**Goal**
In the records below, find the line containing "Write the React, TypeScript" and the line containing "Chart.register(...registerables);"; please repeat exactly the lines from one to the other, both included, and nothing more.

**Data section**
┌──

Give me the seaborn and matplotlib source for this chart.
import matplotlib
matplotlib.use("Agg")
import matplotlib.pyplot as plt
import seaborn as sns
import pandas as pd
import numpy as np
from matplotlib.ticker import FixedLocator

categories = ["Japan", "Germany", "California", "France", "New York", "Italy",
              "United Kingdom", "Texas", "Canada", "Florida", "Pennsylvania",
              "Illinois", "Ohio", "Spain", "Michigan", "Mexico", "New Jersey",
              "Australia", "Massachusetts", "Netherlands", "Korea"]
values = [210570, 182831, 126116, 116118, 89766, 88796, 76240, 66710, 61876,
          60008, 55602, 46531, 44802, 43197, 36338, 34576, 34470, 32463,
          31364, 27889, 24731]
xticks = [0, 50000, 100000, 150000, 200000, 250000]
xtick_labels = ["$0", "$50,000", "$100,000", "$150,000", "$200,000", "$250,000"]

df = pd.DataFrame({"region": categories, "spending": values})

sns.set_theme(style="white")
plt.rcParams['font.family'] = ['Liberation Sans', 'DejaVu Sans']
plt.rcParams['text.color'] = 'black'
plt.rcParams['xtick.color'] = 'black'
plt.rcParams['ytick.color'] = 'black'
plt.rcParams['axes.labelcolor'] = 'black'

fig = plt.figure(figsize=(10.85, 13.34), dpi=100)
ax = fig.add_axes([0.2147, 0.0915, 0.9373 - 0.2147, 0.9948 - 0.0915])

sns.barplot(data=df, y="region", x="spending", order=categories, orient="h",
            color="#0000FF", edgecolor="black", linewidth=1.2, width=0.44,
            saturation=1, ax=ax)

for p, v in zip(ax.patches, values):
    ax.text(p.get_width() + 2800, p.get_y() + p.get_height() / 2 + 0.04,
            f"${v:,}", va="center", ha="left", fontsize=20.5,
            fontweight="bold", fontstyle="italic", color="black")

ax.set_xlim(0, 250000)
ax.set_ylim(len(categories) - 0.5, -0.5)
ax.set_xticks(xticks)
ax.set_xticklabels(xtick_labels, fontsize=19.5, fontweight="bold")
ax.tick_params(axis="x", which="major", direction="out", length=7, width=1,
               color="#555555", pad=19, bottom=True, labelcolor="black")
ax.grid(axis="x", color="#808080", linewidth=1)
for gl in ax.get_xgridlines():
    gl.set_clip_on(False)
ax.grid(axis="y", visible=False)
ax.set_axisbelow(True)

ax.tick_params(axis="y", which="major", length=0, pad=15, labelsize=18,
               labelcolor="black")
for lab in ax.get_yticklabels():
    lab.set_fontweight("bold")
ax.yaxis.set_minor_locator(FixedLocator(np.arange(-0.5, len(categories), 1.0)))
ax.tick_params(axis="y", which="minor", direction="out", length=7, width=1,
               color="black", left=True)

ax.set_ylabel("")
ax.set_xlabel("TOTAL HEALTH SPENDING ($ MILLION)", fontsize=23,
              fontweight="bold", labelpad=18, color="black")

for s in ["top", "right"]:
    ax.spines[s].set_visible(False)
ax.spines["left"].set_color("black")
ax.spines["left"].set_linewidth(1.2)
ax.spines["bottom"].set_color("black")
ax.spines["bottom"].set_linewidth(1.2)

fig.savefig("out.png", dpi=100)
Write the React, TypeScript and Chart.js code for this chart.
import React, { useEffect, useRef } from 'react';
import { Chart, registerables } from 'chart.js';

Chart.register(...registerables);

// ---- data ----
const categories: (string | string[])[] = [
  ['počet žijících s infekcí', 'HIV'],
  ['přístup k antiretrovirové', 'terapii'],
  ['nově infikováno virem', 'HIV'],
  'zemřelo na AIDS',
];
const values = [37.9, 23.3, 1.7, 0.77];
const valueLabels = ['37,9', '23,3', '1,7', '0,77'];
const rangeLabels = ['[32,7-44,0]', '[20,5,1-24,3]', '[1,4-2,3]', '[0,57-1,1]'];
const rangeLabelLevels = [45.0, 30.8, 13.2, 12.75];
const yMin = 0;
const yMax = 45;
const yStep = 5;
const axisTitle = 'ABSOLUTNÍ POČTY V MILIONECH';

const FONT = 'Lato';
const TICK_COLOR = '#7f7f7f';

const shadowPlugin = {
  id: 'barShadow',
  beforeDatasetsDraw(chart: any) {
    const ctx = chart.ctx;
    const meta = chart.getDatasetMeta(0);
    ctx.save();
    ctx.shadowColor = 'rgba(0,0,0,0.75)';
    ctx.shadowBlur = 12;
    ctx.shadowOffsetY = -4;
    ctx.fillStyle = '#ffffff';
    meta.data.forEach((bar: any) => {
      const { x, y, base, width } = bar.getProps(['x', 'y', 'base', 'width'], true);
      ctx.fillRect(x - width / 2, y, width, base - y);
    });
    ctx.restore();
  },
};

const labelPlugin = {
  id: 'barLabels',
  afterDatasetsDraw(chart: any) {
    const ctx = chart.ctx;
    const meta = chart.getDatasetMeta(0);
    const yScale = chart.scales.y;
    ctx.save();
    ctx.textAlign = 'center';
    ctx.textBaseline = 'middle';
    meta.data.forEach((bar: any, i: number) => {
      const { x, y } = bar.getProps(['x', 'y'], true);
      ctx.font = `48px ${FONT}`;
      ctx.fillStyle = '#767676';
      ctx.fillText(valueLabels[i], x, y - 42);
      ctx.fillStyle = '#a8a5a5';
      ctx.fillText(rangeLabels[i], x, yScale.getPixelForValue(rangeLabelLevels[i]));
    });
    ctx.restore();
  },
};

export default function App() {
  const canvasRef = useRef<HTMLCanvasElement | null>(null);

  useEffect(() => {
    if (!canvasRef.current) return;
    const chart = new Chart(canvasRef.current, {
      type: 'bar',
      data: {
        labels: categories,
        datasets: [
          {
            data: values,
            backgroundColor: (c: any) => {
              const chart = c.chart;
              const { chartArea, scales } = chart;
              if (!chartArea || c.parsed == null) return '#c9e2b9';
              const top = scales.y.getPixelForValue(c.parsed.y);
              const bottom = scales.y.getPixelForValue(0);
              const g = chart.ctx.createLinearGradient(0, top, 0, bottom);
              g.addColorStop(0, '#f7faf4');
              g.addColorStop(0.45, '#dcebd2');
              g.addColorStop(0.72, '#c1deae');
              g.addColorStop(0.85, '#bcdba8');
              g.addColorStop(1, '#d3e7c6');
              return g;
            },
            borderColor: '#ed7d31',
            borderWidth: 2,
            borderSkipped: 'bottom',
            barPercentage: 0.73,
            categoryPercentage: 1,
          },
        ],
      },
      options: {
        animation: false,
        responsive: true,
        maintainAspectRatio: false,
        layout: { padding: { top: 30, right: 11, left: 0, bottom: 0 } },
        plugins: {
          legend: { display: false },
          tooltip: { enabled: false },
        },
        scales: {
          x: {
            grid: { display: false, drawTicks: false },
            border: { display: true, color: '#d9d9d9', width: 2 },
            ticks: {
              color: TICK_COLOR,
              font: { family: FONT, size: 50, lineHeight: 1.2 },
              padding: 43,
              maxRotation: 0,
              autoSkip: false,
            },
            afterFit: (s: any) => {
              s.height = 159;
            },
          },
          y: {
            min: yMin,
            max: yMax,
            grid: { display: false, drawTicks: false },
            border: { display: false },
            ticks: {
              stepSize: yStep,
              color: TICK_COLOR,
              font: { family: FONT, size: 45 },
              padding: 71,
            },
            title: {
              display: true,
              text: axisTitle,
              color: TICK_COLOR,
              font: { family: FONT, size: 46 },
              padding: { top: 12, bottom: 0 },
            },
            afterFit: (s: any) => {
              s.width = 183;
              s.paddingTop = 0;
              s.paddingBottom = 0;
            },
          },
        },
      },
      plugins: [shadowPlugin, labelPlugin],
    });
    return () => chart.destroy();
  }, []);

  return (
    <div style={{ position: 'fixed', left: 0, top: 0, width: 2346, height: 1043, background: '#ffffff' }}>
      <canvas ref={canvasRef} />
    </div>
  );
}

└──

**Problem solution**
Write the React, TypeScript and Chart.js code for this chart.
import React, { useEffect, useRef } from 'react';
import { Chart, registerables } from 'chart.js';

Chart.register(...registerables);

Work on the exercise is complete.